Term in Qoyod's Accounting Glossary — Practical definition with examples from the Saudi market.

What is Cost Allocation?

Cost allocation is the process of assigning indirect costs (overhead) to cost objects such as products, services, departments, or projects using rational and consistent cost drivers. It enables more accurate product costing, pricing, performance measurement, and inventory valuation under IFRS.

How It Works

  • Pool indirect costs into homogeneous categories (e.g., utilities, maintenance, depreciation).
  • Identify a cost driver for each pool that best reflects causation (e.g., machine hours, square meters).
  • Compute an allocation rate: pool cost / total driver units.
  • Apply the rate to each cost object based on its driver usage.
  • Refine using activity-based costing (ABC) for greater accuracy.

Saudi Context

Saudi manufacturers, hospitals, and shared-service centers allocate large overhead pools across business units.
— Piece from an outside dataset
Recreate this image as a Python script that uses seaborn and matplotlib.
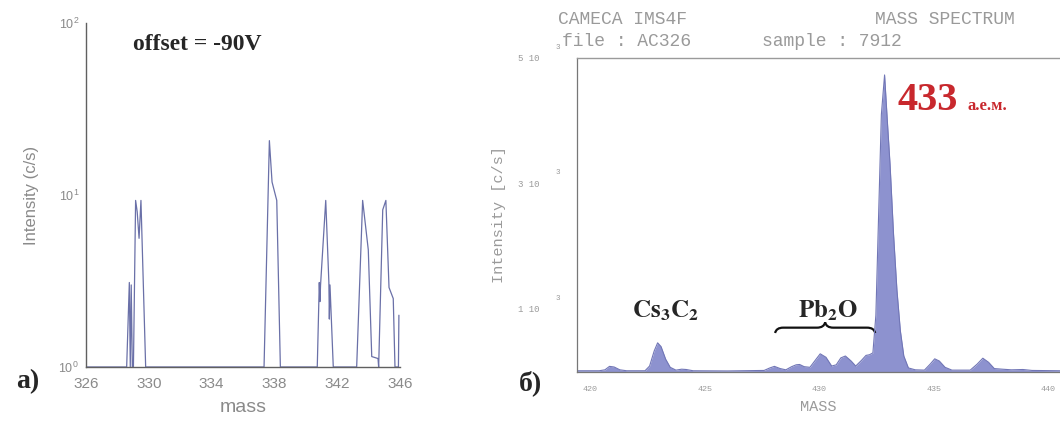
import numpy as np
import pandas as pd
import seaborn as sns
import matplotlib.pyplot as plt
from matplotlib.path import Path
from matplotlib.patches import PathPatch
from matplotlib.ticker import MultipleLocator, LogLocator, FixedLocator

# a) mass scan at offset -90V (log scale)
left_mass = [326.0, 328.59, 328.76, 328.82, 328.88, 328.95, 329.02, 329.16, 329.26, 329.38,
             329.5, 329.8, 337.34, 337.68, 337.85, 338.15, 338.38, 340.73, 340.86, 340.9,
             340.94, 341.27, 341.47, 341.5, 341.54, 341.75, 343.24, 343.62, 343.98, 344.2,
             344.6, 344.64, 344.9, 345.1, 345.3, 345.57, 345.68, 345.9, 345.93]
left_int = [1.0, 1.0, 3.1, 1.0, 3.0, 1.0, 1.0, 9.3, 8.0, 5.6,
            9.3, 1.0, 1.0, 20.7, 11.9, 9.3, 1.0, 1.0, 3.1, 2.4,
            3.0, 9.3, 3.1, 1.9, 3.0, 1.0, 1.0, 9.3, 4.8, 1.15,
            1.12, 1.0, 8.2, 9.3, 2.9, 2.5, 1.0, 1.0, 2.0]
left_ticks = [326, 330, 334, 338, 342, 346]

# б) CAMECA IMS4F mass spectrum
right_mass = [419.45, 420.4, 420.65, 420.85, 421.05, 421.3, 421.6, 422.4, 422.6, 422.8,
              422.95, 423.1, 423.3, 423.5, 423.75, 424.0, 424.2, 424.5, 426.0, 427.6,
              427.85, 428.05, 428.3, 428.55, 428.8, 429.0, 429.15, 429.35, 429.6, 429.85,
              430.05, 430.3, 430.55, 430.75, 430.95, 431.15, 431.4, 431.6, 431.85, 432.05,
              432.2, 432.35, 432.48, 432.6, 432.72, 432.86, 432.98, 433.1, 433.25, 433.4,
              433.55, 433.7, 433.9, 434.2, 434.6, 434.85, 435.05, 435.25, 435.5, 435.8,
              436.6, 436.9, 437.15, 437.4, 437.65, 438.0, 438.4, 438.9, 439.3, 440.52]
right_int = [15, 15, 30, 85, 75, 30, 15, 15, 90, 330,
             460, 400, 200, 70, 25, 40, 35, 15, 12, 20,
             60, 85, 50, 30, 80, 110, 115, 80, 70, 190,
             285, 230, 90, 110, 220, 250, 170, 90, 180, 260,
             270, 300, 900, 2500, 4100, 4730, 4000, 3300, 2200, 1300,
             650, 250, 60, 30, 25, 120, 205, 170, 70, 25,
             25, 120, 215, 150, 50, 40, 30, 35, 20, 15]
right_yticks = [1000, 3000, 5000]
right_ylabels = ['1 10', '3 10', '5 10']

left_df = pd.DataFrame({'mass': left_mass, 'intensity': left_int})
right_df = pd.DataFrame({'mass': right_mass, 'intensity': right_int})

sns.set_style('white')
plt.rcParams['font.family'] = ['Liberation Sans', 'DejaVu Sans']
plt.rcParams['mathtext.fontset'] = 'stix'

W, H = 1060, 421
fig = plt.figure(figsize=(W / 100, H / 100), dpi=100)

def box(x0, y0, x1, y1):
    # pixel box (top-left origin) -> figure fraction
    return [x0 / W, 1 - y1 / H, (x1 - x0) / W, (y1 - y0) / H]

grey = '#8a8a8a'

# ---- left panel ----
ax1 = fig.add_axes(box(86, 23, 400, 367))
sns.lineplot(data=left_df, x='mass', y='intensity', ax=ax1, color='#6a70a8',
             lw=0.9, sort=False, estimator=None)
ax1.set_yscale('log')
ax1.set_xlim(326, 346)
ax1.set_ylim(1, 100)
ax1.xaxis.set_major_locator(FixedLocator(left_ticks))
ax1.xaxis.set_minor_locator(MultipleLocator(1))
ax1.yaxis.set_major_locator(LogLocator(base=10))
ax1.yaxis.set_minor_locator(LogLocator(base=10, subs=np.arange(2, 10)))
ax1.tick_params(axis='x', which='both', direction='inout', length=6, width=0.9,
                colors='#606060', labelcolor=grey, labelsize=11, pad=4)
ax1.tick_params(axis='y', which='major', direction='out', length=4, width=0.9,
                colors='#606060', labelcolor=grey, labelsize=9, pad=1)
ax1.tick_params(axis='y', which='minor', direction='out', length=3, width=0.8,
                colors='#606060')
for s in ['top', 'right']:
    ax1.spines[s].set_visible(False)
for s in ['left', 'bottom']:
    ax1.spines[s].set_color('#606060')
    ax1.spines[s].set_linewidth(1.0)
ax1.set_xlabel('mass', color=grey, fontsize=14, labelpad=6)
ax1.set_ylabel('Intensity (c/s)', color=grey, fontsize=12, labelpad=14)
fig.text(197 / W, 1 - 45 / H, 'offset = -90V', ha='center', va='center',
         fontsize=17, fontweight='bold', family='Liberation Serif')
fig.text(28 / W, 1 - 382 / H, 'a)', ha='center', va='center',
         fontsize=20, fontweight='bold', family='Liberation Serif')

# ---- right panel ----
ax2 = fig.add_axes(box(577, 58, 1060, 371.7))
ax2.fill_between(right_df['mass'], right_df['intensity'], color='#8d92cf', lw=0)
sns.lineplot(data=right_df, x='mass', y='intensity', ax=ax2, color='#7176b6',
             lw=0.8, sort=False, estimator=None)
ax2.set_xlim(419.43, 440.52)
ax2.set_ylim(0, 5000)
ax2.xaxis.set_major_locator(MultipleLocator(5))
ax2.xaxis.set_minor_locator(MultipleLocator(1))
ax2.yaxis.set_major_locator(FixedLocator(right_yticks))
ax2.yaxis.set_minor_locator(FixedLocator([0, 2000, 4000]))
ax2.set_yticklabels(right_ylabels)
mono = ['Liberation Mono', 'DejaVu Sans Mono']
for lab in ax2.get_xticklabels() + ax2.get_yticklabels():
    lab.set_family(mono)
ax2.tick_params(axis='x', which='major', direction='out', length=7, width=0.8,
                colors='#777777', labelcolor='#9a9a9a', labelsize=6, pad=3)
ax2.tick_params(axis='x', which='minor', direction='out', length=5, width=0.8,
                colors='#777777')
ax2.tick_params(axis='y', which='both', direction='out', length=4, width=0.8,
                colors='#777777', labelcolor='#9a9a9a', labelsize=6.5, pad=23)
for yv in right_yticks:
    ax2.text(-0.04, yv + 170, '3', transform=ax2.get_yaxis_transform(),
             ha='center', va='center', fontsize=5.5, color='#9a9a9a', family=mono)
ax2.spines['right'].set_visible(False)
for s in ['left', 'bottom']:
    ax2.spines[s].set_color('#777777')
    ax2.spines[s].set_linewidth(0.9)
ax2.spines['top'].set_color('#9a9a9a')
ax2.spines['top'].set_linewidth(1.0)
ax2.set_xlabel('MASS', color='#9a9a9a', fontsize=11, family=mono, labelpad=5)
ax2.set_ylabel('Intensity [c/s]', color='#9a9a9a', fontsize=11, family=mono, labelpad=9)

# header
hdr = dict(fontsize=13, color='#9a9a9a', family=mono, va='center', ha='left')
fig.text(558 / W, 1 - 20 / H, 'CAMECA IMS4F', **hdr)
fig.text(875 / W, 1 - 20 / H, 'MASS SPECTRUM', **hdr)
fig.text(562 / W, 1 - 42 / H, 'file : AC326', **hdr)
fig.text(762 / W, 1 - 42 / H, 'sample : 7912', **hdr)

# annotations
ax2.text(433.41, 4174, '433', color='#c8282d', fontsize=29, fontweight='bold',
         family='Liberation Serif', va='baseline', ha='left')
ax2.text(436.46, 4174, 'а.е.м.', color='#c8282d', fontsize=12, fontweight='bold',
         family='Liberation Serif', va='baseline', ha='left')
ax2.text(423.28, 871, r'$\mathbf{Cs_3C_2}$', fontsize=18, ha='center', va='baseline')
ax2.text(430.39, 871, r'$\mathbf{Pb_2O}$', fontsize=18, ha='center', va='baseline')

# curly brace under Pb2O
x0, x1, yb, h, q = 428.08, 432.45, 617, 170, 0.35
xm = (x0 + x1) / 2
verts = [(x0, yb), (x0 + 0.05, yb + h / 2), (x0 + q, yb + h / 2), (xm - q, yb + h / 2),
         (xm - 0.05, yb + h / 2), (xm, yb + h), (xm + 0.05, yb + h / 2), (xm + q, yb + h / 2),
         (x1 - q, yb + h / 2), (x1 - 0.05, yb + h / 2), (x1, yb)]
codes = [Path.MOVETO, Path.CURVE3, Path.CURVE3, Path.LINETO, Path.CURVE3, Path.CURVE3,
         Path.CURVE3, Path.CURVE3, Path.LINETO, Path.CURVE3, Path.CURVE3]
ax2.add_patch(PathPatch(Path(verts, codes), fill=False, lw=1.6, color='#111111'))

fig.text(530 / W, 1 - 383 / H, 'б)', ha='center', va='center',
         fontsize=20, fontweight='bold', family='Liberation Serif')

plt.savefig('out.png', dpi=100)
ZATCA’s transfer pricing rules require Saudi entities transacting with foreign affiliates to use defensible allocation methods, often documented in transfer pricing local files and master files.

Example

A factory has SAR 600,000 of monthly overhead and operates 30,000 machine hours per month, giving an allocation rate of SAR 20 per machine hour. A product requiring 4 machine hours absorbs SAR 80 of overhead, which is added to its direct material and labor costs for full product costing.